The official reason for the police actions is that the publications were not in compliance with rules governing the publication and sale of newspapers. In the lead-up to the crackdown, Attorney General Amos Wako invoked the provisions of a repressive media law known as the Books and Newspapers Act, which the ruling National Rainbow Coalition (NARC) had promised to scrap during campaigning in 2002. According to local journalists, Wako did not specify which part of the Act had been violated.

Information Minister Raphael Tuju has said that the police acted against newspapers operating illegally. However, according to the Secretary General of the Kenya Union of Journalists, Ezekiel Mutua, at least some of the targeted publications, including The Independent, had registered and were operating in compliance with the law.

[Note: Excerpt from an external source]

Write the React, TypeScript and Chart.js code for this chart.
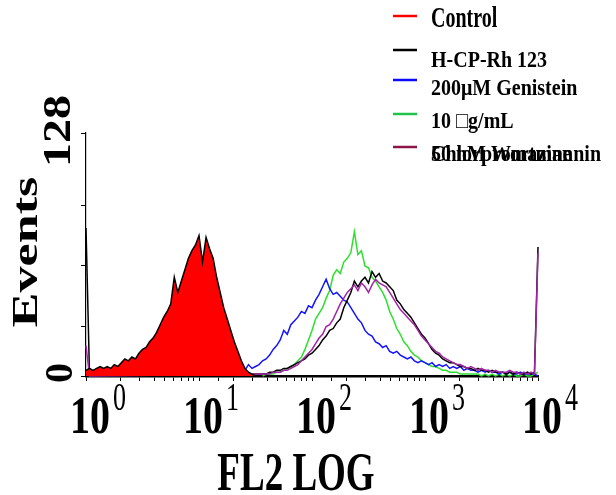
import React, { useEffect, useRef } from 'react';
import { Chart, registerables } from 'chart.js';

Chart.register(...registerables);

// ---------- data ----------
const CHANNEL_STEP = 2;
const CHANNELS_PER_DECADE = 64;

const xTickExponents = [0, 1, 2, 3, 4];
const yTickValues = [0, 26, 58, 90, 128];
const yEndLabels = ['0', '128'];

const legendLabels = [
  ['Control'],
  ['H-CP-Rh 123'],
  ['200μM Genistein'],
  ['10 \u25A1g/mL', 'Chlorpromazine'],
  ['50 nM Wortmannin'],
];
const legendColors = ['#ff0000', '#000000', '#0a0aff', '#22c24a', '#8c1446'];

const controlStart = 0;
const controlValues = [
  3, 4, 3, 4, 5, 4, 5, 4, 6, 5,
  7, 9, 8, 10, 9, 12, 14, 15, 18, 20,
  23, 27, 31, 34, 38, 52, 44, 50, 56, 62,
  66, 69, 74, 60, 73, 67, 62, 52, 44, 36,
  30, 24, 18, 13, 8, 4, 2, 1, 0,
];

const hcpLowStart = 0;
const hcpLowValues = [78, 0];
const hcpStart = 98;
const hcpValues = [
  1, 1, 1, 2, 2, 3, 3, 4, 4, 5,
  6, 7, 8, 9, 11, 12, 14, 16, 19, 21,
  24, 25, 28, 30, 36, 40, 44, 50, 47, 50,
  52, 49, 55, 52, 54, 50, 49, 47, 45, 40,
  38, 35, 33, 31, 28, 25, 22, 20, 17, 14,
  12, 11, 9, 8, 7, 7, 6, 5, 5, 4,
  4, 3, 4, 3, 3, 2, 3, 2, 2, 2,
  1, 2, 1, 2, 1, 1, 2, 1, 2, 68,
];

const genisteinStart = 80;
const genisteinValues = [
  1, 1, 2, 3, 4, 3, 6, 4, 5, 6,
  8, 9, 11, 14, 16, 19, 24, 22, 27, 29,
  31, 34, 33, 37, 36, 40, 43, 47, 51, 46,
  43, 44, 42, 40, 39, 36, 33, 30, 28, 24,
  22, 21, 18, 17, 15, 16, 13, 12, 13, 11,
  10, 9, 10, 8, 7, 8, 7, 6, 7, 5,
  6, 5, 6, 4, 5, 4, 5, 3, 4, 3,
  3, 2, 3, 2, 3, 2, 2, 1, 2, 1,
  2, 1, 1, 2, 1, 1, 1, 1, 0,
];

const chlorStart = 100;
const chlorValues = [
  0, 1, 1, 1, 2, 2, 3, 4, 5, 6,
  8, 10, 14, 19, 24, 30, 33, 36, 41, 45,
  53, 56, 54, 60, 62, 65, 76, 64, 66, 58,
  57, 52, 50, 47, 44, 40, 34, 30, 25, 22,
  18, 16, 13, 11, 10, 8, 7, 6, 5, 5,
  4, 3, 3, 2, 2, 2, 1, 1, 1, 1,
  1, 1, 0, 1, 0, 1, 0, 1, 0, 1,
  0, 1, 0, 0, 1, 0, 0, 1, 2,
];

const wortLowStart = 0;
const wortLowValues = [16, 0];
const wortStart = 98;
const wortValues = [
  1, 1, 1, 1, 2, 2, 2, 3, 3, 4,
  5, 6, 8, 10, 12, 14, 17, 20, 22, 26,
  27, 30, 34, 38, 41, 44, 46, 48, 45, 49,
  47, 44, 48, 51, 49, 48, 47, 44, 41, 38,
  35, 33, 31, 29, 27, 24, 21, 19, 17, 15,
  13, 12, 10, 9, 8, 7, 6, 6, 5, 4,
  5, 4, 3, 4, 3, 3, 2, 3, 2, 2,
  2, 3, 2, 2, 1, 2, 1, 2, 1, 65,
];

const toPoints = (start: number, values: number[]) =>
  values.map((v, i) => ({
    x: Math.pow(10, (start + i * CHANNEL_STEP) / CHANNELS_PER_DECADE),
    y: v,
  }));

// ---------- drawing helpers ----------
const SERIF = '"Liberation Serif", "Times New Roman", serif';

function drawStretched(
  ctx: CanvasRenderingContext2D,
  text: string,
  x: number,
  y: number,
  font: string,
  sx: number,
  sy: number,
  align: CanvasTextAlign,
  rotate = 0,
  color = '#000'
) {
  ctx.save();
  ctx.translate(x, y);
  if (rotate) ctx.rotate(rotate);
  ctx.scale(sx, sy);
  ctx.font = font;
  ctx.textAlign = align;
  ctx.textBaseline = 'alphabetic';
  ctx.fillStyle = color;
  ctx.fillText(text, 0, 0);
  ctx.restore();
}

const textPlugin = {
  id: 'figureText',
  afterDraw(chart: any) {
    const ctx: CanvasRenderingContext2D = chart.ctx;
    const xs = chart.scales.x;
    const ys = chart.scales.y;

    // x tick labels 10^n
    xTickExponents.forEach((e) => {
      const px = xs.getPixelForValue(Math.pow(10, e));
      const baseFont = `bold 40px ${SERIF}`;
      ctx.save();
      ctx.font = baseFont;
      const w = ctx.measureText('10').width;
      ctx.restore();
      const cx = px + 4;
      drawStretched(ctx, '10', cx, 433, baseFont, 1, 1.3, 'center');
      drawStretched(ctx, String(e), cx + w / 2 + 3, 410, `26px ${SERIF}`, 1, 1.5, 'left');
    });

    // x title
    drawStretched(ctx, 'FL2 LOG', 296, 490, `bold 37px ${SERIF}`, 1, 1.5, 'center');

    // y end labels (rotated)
    const y0 = ys.getPixelForValue(0);
    const yTop = ys.getPixelForValue(128);
    drawStretched(ctx, yEndLabels[0], 72, y0 - 3, `bold 40px ${SERIF}`, 1, 1, 'center', -Math.PI / 2);
    drawStretched(ctx, yEndLabels[1], 70, yTop - 2, `bold 40px ${SERIF}`, 1.2, 1, 'center', -Math.PI / 2);

    // y title
    drawStretched(ctx, 'Events', 37, 252, `bold 36px ${SERIF}`, 1.45, 1, 'center', -Math.PI / 2);

    // legend
    const lineYs = [16, 50, 80, 114, 147];
    const baseYs = [27, 67, 95, 128, 161];
    const stretch = [1.45, 1.15, 1.15, 1.15, 1.15];
    legendLabels.forEach((lines, i) => {
      ctx.save();
      ctx.strokeStyle = legendColors[i];
      ctx.lineWidth = 2.5;
      ctx.beginPath();
      ctx.moveTo(393, lineYs[i]);
      ctx.lineTo(417, lineYs[i]);
      ctx.stroke();
      ctx.restore();
      lines.forEach((t, j) => {
        drawStretched(ctx, t, 431, baseYs[i] + j * 33, `bold 20px ${SERIF}`, 1, stretch[i], 'left');
      });
    });
  },
};

export default function App() {
  const ref = useRef<HTMLCanvasElement>(null);

  useEffect(() => {
    if (!ref.current) return;
    const lineBase = {
      fill: false,
      borderWidth: 1.5,
      pointRadius: 0,
      tension: 0,
      clip: false as any,
    };
    const chart = new Chart(ref.current, {
      type: 'line',
      data: {
        datasets: [
          {
            ...lineBase,
            label: 'Control',
            data: toPoints(controlStart, controlValues),
            borderColor: '#000000',
            backgroundColor: '#ff0000',
            fill: 'origin',
            order: 0,
          },
          {
            ...lineBase,
            label: 'H-CP-Rh 123',
            data: [...toPoints(hcpLowStart, hcpLowValues), ...toPoints(hcpStart, hcpValues)],
            borderColor: '#000000',
            order: 2,
          },
          {
            ...lineBase,
            label: '200μM Genistein',
            data: toPoints(genisteinStart, genisteinValues),
            borderColor: '#1414ff',
            order: 3,
          },
          {
            ...lineBase,
            label: '10 μg/mL Chlorpromazine',
            data: toPoints(chlorStart, chlorValues),
            borderColor: '#2de02d',
            order: 4,
          },
          {
            ...lineBase,
            label: '50 nM Wortmannin',
            data: [...toPoints(wortLowStart, wortLowValues), ...toPoints(wortStart, wortValues)],
            borderColor: '#a424a8',
            order: 1,
          },
        ] as any,
      },
      options: {
        responsive: false,
        animation: false,
        layout: { padding: { left: 81, right: 78, top: 133, bottom: 114 } },
        plugins: { legend: { display: false }, tooltip: { enabled: false } },
        scales: {
          x: {
            type: 'logarithmic',
            min: 1,
            max: 10000,
            ticks: { display: false },
            grid: { drawOnChartArea: false, drawTicks: true, tickLength: 5, color: '#000', lineWidth: 1 },
            border: { display: true, color: '#000', width: 2.5 },
          },
          y: {
            type: 'linear',
            min: 0,
            max: 128,
            afterBuildTicks: (axis: any) => {
              axis.ticks = yTickValues.map((v) => ({ value: v }));
            },
            ticks: { display: false },
            grid: { drawOnChartArea: false, drawTicks: true, tickLength: 5, color: '#000', lineWidth: 1 },
            border: { display: true, color: '#000', width: 1.2 },
          },
        },
      } as any,
      plugins: [textPlugin],
    });
    return () => chart.destroy();
  }, []);

  return (
    <div style={{ position: 'absolute', left: 0, top: 0, width: 616, height: 495, background: '#fff' }}>
      <canvas ref={ref} width={616} height={495} style={{ display: 'block' }} />
    </div>
  );
}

Local journalists told CPJ that they believe the confiscations and arrests were linked to the publications' content. Along with gossip surrounding celebrities and other public figures, Kenya's scandal sheets also publish critical analyses of political developments, as well as exposés of alleged misdeeds by politicians. According to local journalists, the decision to target the publications might have been provoked by recent stories about President Mwai Kibaki's home life, or by reports detailing alleged corruption by members of the government. According to news reports, the lead story from the confiscated issue of Kenya Confidential was titled "Why the Kibaki Government is Losing Popularity."

Local journalists said that the government's actions were an attempt to intimidate vendors into refusing to sell scandal sheets. According to an editorial in the independent daily Nation, the seizures constitute "a crude attempt to silence publications that print what some consider unpalatable."

On January 13, fifteen newspaper vendors in the cities of Nyeri and Mombasa were charged with selling illegal publications. According to The Nation, they were accused of selling newspapers whose first and last pages did not display the name and address of their printer or publisher.